While all attention is focused on Greece and the likelihood of a Greek default within two years, yesterday’s austerity vote is merely intended to buy time for Europe’s banks and delay the Greek default as long as possible, pouring good taxpayer money after bad, on the other side of the Atlantic a similar drama is in play. Partisan politics for the spoils of the next presidency risk Uncle Sam defaulting on its debts on August 2. Unlike a Greek default, which would trigger a slow motion rolling contagion across Europe’s PIIGS, and probably blow up Belgium as well, any US default would trigger an instantaneous contagion, right around the world, probably taking down the fiat currency financial system as we know it. You’ve got to think that US politicians couldn’t be that stupid. Even so, the IMF, now under new French feminine friendly management, is starting to panic that they might be. In a hard left v hard right fight, tinged with implicit racism for the spoils of the next presidency, all seem to have lost sight of the bigger picture. Dollar suicide is looming into view.

Stay long physical gold and silver. An 18 month guerilla war is underway in America for the presidency. Below, what panic looks like in the ever so diplomatic world of the banksters.

In central banking as in diplomacy, style, conservative tailoring, and an easy association with the affluent count greatly and results far much less.

J. K. Galbraith

US risks "severe shock" over debt talks

America will cause a "severe shock" to world financial markets should Congress fail to agree an increase in the country's debt ceiling in a month's time, the International Monetary Fund (IMF) has warned.

By Richard Blackden, US Business Editor 11:38PM BST 29 Jun 2011

The fund used its annual healthcheck on the world's biggest economy to spell out the dangers of failure, which would likely include the US government defaulting on its debt for the first time in its history.

"It should be self-evident a debt default by the US government would have very serious, far-reaching and dramatic repercussions," said John Lipsky, the IMF's acting managing director. "That's why were are confident it will be avoided."

Republicans and Democrats have been locked in tense negotiations for the past month on how to raise the country's $14.3 trillion (£8.9 trillion) debt ceiling, which the Treasury has said will be reached on August 2.

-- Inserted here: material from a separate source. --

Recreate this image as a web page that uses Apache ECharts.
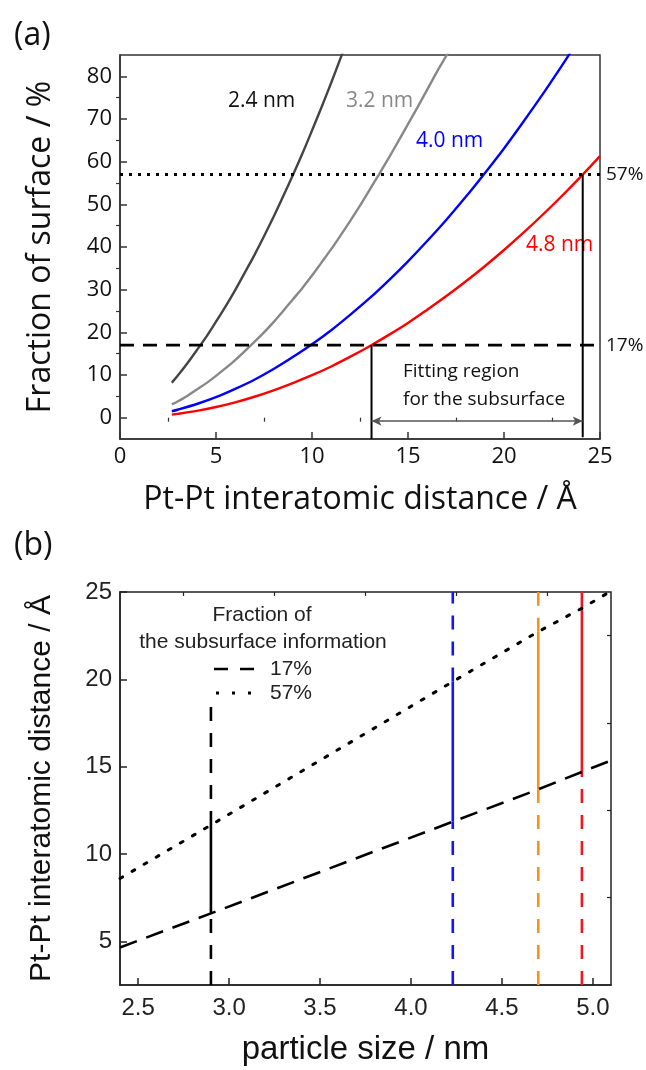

The talks, which Republicans walked out of last week, are widely seen as a forerunner of the battle over the deficit that will be central to next year's presidential election.

President Barack Obama, who stepped into the talks this week, said that "we don't know how capital markets will react" should an agreement not be struck. Ratings agency S&P said yesterday that the US would have its AAA credit rating slashed if it missed an interest payment on its debts after the deadline.